Pinups
- Issue No. 5
- Editor: Christopher Schulz
- Categories: Queer Zine
- Frequency: Seasonal
- First issue: April 2007
- Country: United States
- Based in: New York City
- Language: English
- Website: www.pinupsmag.com

= Pinups (magazine) =

United States magazine

Pinups is a triannual artists' publication in the United States playing on the historical centerfold practice of nudie magazines by making the centerfold the sole feature. There are no words—just an exaggeration of the classic centerfold. The magazine exists in book form but can be taken apart and tiled to reveal a 70" x 32" image. Pinups is created by Christopher Schulz and printed in New York City.

==History and evolution==
In April 2007 the first issue of Pinups was made. It was printed with a Xerox process. In 2008 the printing changed from Xerox to offset.
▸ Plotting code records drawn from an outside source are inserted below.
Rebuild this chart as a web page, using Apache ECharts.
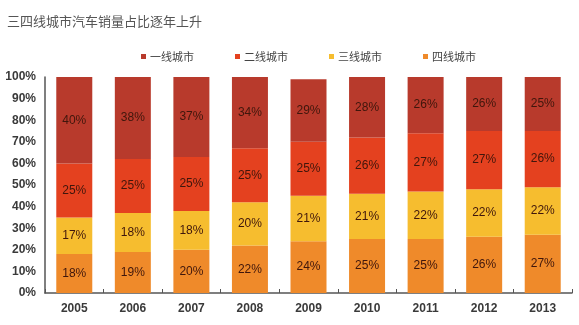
<!DOCTYPE html>
<html><head><meta charset="utf-8">
<script src="https://cdn.jsdelivr.net/npm/echarts@6/dist/echarts.min.js"></script>
<style>html,body{margin:0;padding:0;background:#fff}#c{width:579px;height:325px}</style>
</head><body><div id="c"></div>
<script>
var titleText = '三四线城市汽车销量占比逐年上升';
var categories = ['2005','2006','2007','2008','2009','2010','2011','2012','2013'];
var seriesNames = ['一线城市','二线城市','三线城市','四线城市'];
var tier1 = [40,38,37,34,29,28,26,26,25];
var tier2 = [25,25,25,25,25,26,27,27,26];
var tier3 = [17,18,18,20,21,21,22,22,22];
var tier4 = [18,19,20,22,24,25,25,26,27];
var yTicks = [0,10,20,30,40,50,60,70,80,90,100];

var colors = {'一线城市':'#b83a2c','二线城市':'#e4411f','三线城市':'#f6bd2f','四线城市':'#ef8a2a'};
var dataByName = {'一线城市':tier1,'二线城市':tier2,'三线城市':tier3,'四线城市':tier4};
var stackOrder = ['四线城市','三线城市','二线城市','一线城市'];
var font = '"Liberation Sans", Arial, "Noto Sans CJK SC", sans-serif';

var chart = echarts.init(document.getElementById('c'));
var series = stackOrder.map(function(n){
  return {
    name:n, type:'bar', stack:'total', barWidth:36,
    itemStyle:{color:colors[n]},
    label:{show:true, position:'inside', formatter:'{c}%', color:'#3f160c', fontSize:12, fontFamily:font},
    data:dataByName[n]
  };
});
chart.setOption({
  animation:false,
  title:{text:titleText, left:2, top:10, textStyle:{fontSize:13, fontWeight:'normal', color:'#555', fontFamily:'"Noto Sans CJK SC", sans-serif'}},
  legend:{data:seriesNames, top:46, left:136, itemWidth:5, itemHeight:5, itemGap:41, icon:'rect',
    textStyle:{fontSize:11, color:'#444', fontFamily:'"Noto Sans CJK SC", sans-serif', padding:[0,0,0,-1]}},
  grid:{left:45, right:7, top:77, bottom:32},
  xAxis:{type:'category', data:categories,
    axisLine:{lineStyle:{color:'#555', width:1.5}},
    axisTick:{show:true, inside:true, length:4, lineStyle:{color:'#555'}},
    axisLabel:{color:'#3a3a3a', fontSize:12, fontWeight:'bold', margin:10, fontFamily:font}},
  yAxis:{type:'value', min:0, max:100, interval:10,
    axisLine:{show:true, lineStyle:{color:'#555', width:1.5}},
    axisTick:{show:false}, splitLine:{show:false},
    axisLabel:{color:'#3a3a3a', fontSize:12, fontWeight:'bold', margin:9, fontFamily:font,
      formatter:function(v){ return yTicks.indexOf(v) >= 0 ? v + '%' : ''; }}},
  series:series
});
</script></body></html>
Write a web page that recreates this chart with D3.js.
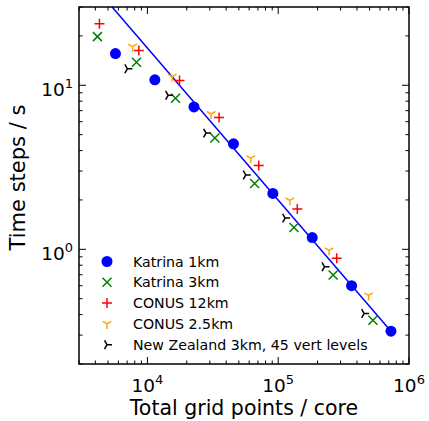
<!DOCTYPE html>
<html>
<head>
<meta charset="utf-8">
<script src="https://cdn.jsdelivr.net/npm/d3@7"></script>
<style>
  body { margin: 0; background: #fff; }
  text { font-family: "DejaVu Sans", sans-serif; fill: #000; }
</style>
</head>
<body>
<svg id="chart_svg" width="429" height="421"></svg>
<script>
// values
var katrina1X = [5700, 11400, 22700, 45500, 91000, 182000, 364000, 728000];
var katrina1Y = [15.6, 10.8, 7.38, 4.40, 2.19, 1.18, 0.60, 0.317];
var katrina3X = [4150, 8250, 16400, 32800, 66000, 132000, 263000, 530000];
var katrina3Y = [19.8, 13.8, 8.33, 4.77, 2.52, 1.36, 0.697, 0.370];
var conus12X = [4300, 8600, 17600, 35300, 71000, 140000, 280000];
var conus12Y = [23.7, 16.3, 10.7, 6.37, 3.24, 1.76, 0.881];
var conus25X = [7700, 15500, 30700, 61700, 122700, 245000, 491000];
var conus25Y = [17.2, 11.3, 6.68, 3.60, 1.99, 0.986, 0.524];
var nzX = [7030, 14400, 28100, 56500, 113000, 226000, 454000];
var nzY = [12.6, 8.69, 5.11, 2.84, 1.55, 0.783, 0.406];
// fitted scaling line (end points)
var fitX = [4200, 728000];
var fitY = [37.7, 0.317];

var legendText = ['Katrina 1km', 'Katrina 3km', 'CONUS 12km', 'CONUS 2.5km', 'New Zealand 3km, 45 vert levels'];
var xMajor = [4, 5, 6];
var yMajor = [0, 1];

var margin = { top: 7, right: 20, bottom: 57, left: 79 },
  width = 429 - margin.left - margin.right,
  height = 421 - margin.top - margin.bottom;

var svg = d3.select('#chart_svg')
  .append('g')
  .attr("transform", "translate(" + margin.left + "," + margin.top + ")");

var x = d3.scaleLog().domain([3000, 1e6]).range([0, width]);
var y = d3.scaleLog().domain([0.2, 30]).range([height, 0]);

svg.append("clipPath").attr("id", "plotclip")
  .append("rect").attr("width", width).attr("height", height);

// minor ticks 2..9 inside each decade
function minors(scale) {
  var d = scale.domain(), out = [];
  for (var e = Math.floor(Math.log10(d[0])); e <= Math.ceil(Math.log10(d[1])); e++) {
    for (var m = 2; m <= 9; m++) {
      var v = m * Math.pow(10, e);
      if (v >= d[0] && v <= d[1]) out.push(v);
    }
  }
  return out;
}

var ticks = svg.append("g").attr("stroke", "#000").attr("stroke-width", 1);
var xMin = minors(x), yMin = minors(y);
var xMaj = xMajor.map(e => Math.pow(10, e)), yMaj = yMajor.map(e => Math.pow(10, e));

function xTicks(vals, len) {
  ticks.selectAll(null).data(vals).enter().append("line")
    .attr("x1", d => x(d)).attr("x2", d => x(d)).attr("y1", height).attr("y2", height - len);
  ticks.selectAll(null).data(vals).enter().append("line")
    .attr("x1", d => x(d)).attr("x2", d => x(d)).attr("y1", 0).attr("y2", len);
}
function yTicks(vals, len) {
  ticks.selectAll(null).data(vals).enter().append("line")
    .attr("y1", d => y(d)).attr("y2", d => y(d)).attr("x1", 0).attr("x2", len);
  ticks.selectAll(null).data(vals).enter().append("line")
    .attr("y1", d => y(d)).attr("y2", d => y(d)).attr("x1", width).attr("x2", width - len);
}
xTicks(xMin, 3.5); xTicks(xMaj, 7);
yTicks(yMin, 3.5); yTicks(yMaj, 7);

// tick labels 10^n
var xl = svg.selectAll(".xlab").data(xMajor).enter().append("text")
  .attr("class", "xlab")
  .attr("x", d => x(Math.pow(10, d)))
  .attr("y", height + 28)
  .attr("text-anchor", "middle")
  .style("font-size", "18.5px");
xl.append("tspan").text("10");
xl.append("tspan").attr("dy", -8).style("font-size", "13px").text(d => d);

var yl = svg.selectAll(".ylab").data(yMajor).enter().append("text")
  .attr("class", "ylab")
  .attr("x", -6)
  .attr("y", d => y(Math.pow(10, d)) + 10.5)
  .attr("text-anchor", "end")
  .style("font-size", "18.5px");
yl.append("tspan").text("10");
yl.append("tspan").attr("dy", -8).style("font-size", "13px").text(d => d);

// axis titles
svg.append("text")
  .attr("x", width / 2)
  .attr("y", height + 51)
  .attr("text-anchor", "middle")
  .style("font-size", "20.5px")
  .text("Total grid points / core");

svg.append("text")
  .attr("transform", "translate(" + (-54) + "," + (height / 2 - 8) + ") rotate(-90)")
  .attr("text-anchor", "middle")
  .style("font-size", "21px")
  .text("Time steps / s");

var plot = svg.append("g").attr("clip-path", "url(#plotclip)");

// fit line
plot.append("path")
  .datum(d3.zip(fitX, fitY))
  .attr("fill", "none")
  .attr("stroke", "#0000ff")
  .attr("stroke-width", 1.5)
  .attr("d", d3.line().x(d => x(d[0])).y(d => y(d[1])));

// marker shapes
function markerPath(kind) {
  if (kind == "x") return "M-4.5,-4.5L4.5,4.5M-4.5,4.5L4.5,-4.5";
  if (kind == "plus") return "M-5,0L5,0M0,-5L0,5";
  if (kind == "tri_down") return "M0,0L0,5M0,0L-4.33,-2.5M0,0L4.33,-2.5";
  if (kind == "tri_right") return "M0,0L5,0M0,0L-2.5,-4.33M0,0L-2.5,4.33";
  return "";
}

var series = [
  { xs: katrina1X, ys: katrina1Y, kind: "circle", color: "#0000ff" },
  { xs: katrina3X, ys: katrina3Y, kind: "x", color: "#008000" },
  { xs: conus12X, ys: conus12Y, kind: "plus", color: "#ff0000" },
  { xs: conus25X, ys: conus25Y, kind: "tri_down", color: "#ffa500" },
  { xs: nzX, ys: nzY, kind: "tri_right", color: "#000000" }
];

function drawMarker(g, kind, color) {
  if (kind == "circle") {
    g.append("circle").attr("r", 5.5).attr("fill", color);
  } else {
    g.append("path").attr("d", markerPath(kind))
      .attr("fill", "none").attr("stroke", color).attr("stroke-width", 1.5);
  }
}

series.forEach(function (s) {
  var pts = d3.zip(s.xs, s.ys);
  plot.selectAll(null).data(pts).enter().append("g")
    .attr("transform", d => "translate(" + x(d[0]) + "," + y(d[1]) + ")")
    .each(function () { drawMarker(d3.select(this), s.kind, s.color); });
});

// legend (no frame)
var legend = svg.append("g");
series.forEach(function (s, i) {
  var ly = 254.5 + i * 20.8;
  var mg = legend.append("g").attr("transform", "translate(28," + ly + ")");
  drawMarker(mg, s.kind, s.color);
  legend.append("text")
    .attr("x", 54)
    .attr("y", ly + 5)
    .style("font-size", "14.2px")
    .text(legendText[i]);
});

// frame
svg.append("rect")
  .attr("width", width).attr("height", height)
  .attr("fill", "none").attr("stroke", "#000").attr("stroke-width", 1.5);
</script>
</body>
</html>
Through the issues, Pinups has evolved from a double-centerfold of one model to incorporating multiple models and numerous images.

In August 2008 Pinups was added to the LGBT@NYPL collection at the New York Public Library.

In October 2008 Pinups was included in Queer Zines, an inclusive historical survey of over 100 publications that examines the continuing transgressive potential of queer and punk zines. Curated by Philip Aarons and AA Bronson, with Alex Gartenfeld.